Greene makes short work of this line of reasoning:
[I]f Carey wishes to be consistent he should oppose the charitable giving deduction because that money really belongs to the government, not to individuals who the government is encouraging to support charities. He should also call for an elimination of the deduction because there are some charities that have misused or unwisely spent the money they have received. Keeping the deduction but cracking down on abuse clearly wouldn’t satisfy him because he seems unmoved by efforts in Arizona to do that with the tax-credit scholarship program.
Perhaps Kevin Carey should stick to writing about higher education, where he has a number of useful things to say. When he wanders into the world of K-12 he seems to lose the ability to make logical and consistent arguments. It is obvious he has not thought through the implication of his argument that would oppose all uses of tax deductions and credits. He’s so focused on under-cutting private school choice that he fails to consider what his position would mean for home-ownership, charitable giving, or pre-school attendance. Emerson may have been right that a foolish inconsistency is the hobgoblin of little minds, but that doesn’t mean we can abandon consistency altogether.
From Greene’s keyboard to Justice Kennedy’s clerk’s inbox, we can only hope.

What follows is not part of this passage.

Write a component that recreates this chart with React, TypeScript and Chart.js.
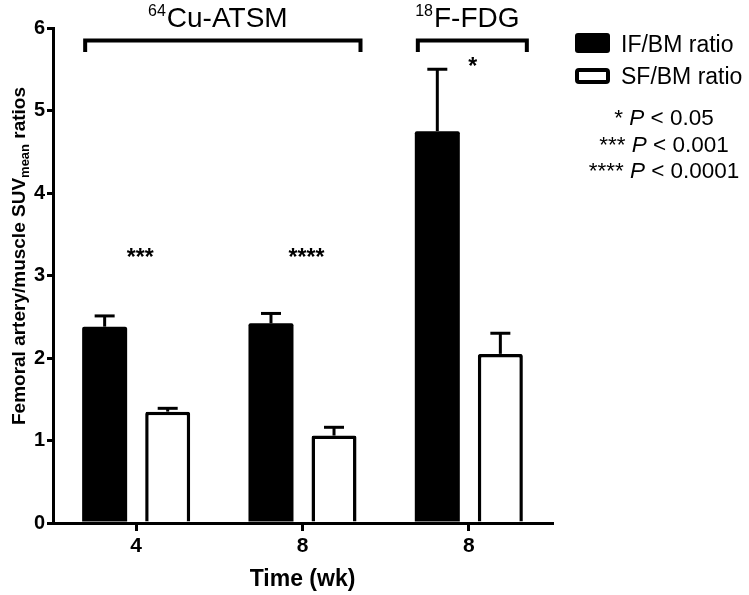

What we have in the Arizona tax-credit scholarship cases is a very clear example of the claims of the state versus the rights of the individual. Are there no limits on what the government may do or what the government may take? No exaggeration: If the ACLU-Kevin Carey argument prevails, it would be another inversion—and a true perversion—of the fundamental principles upon which the republic was founded.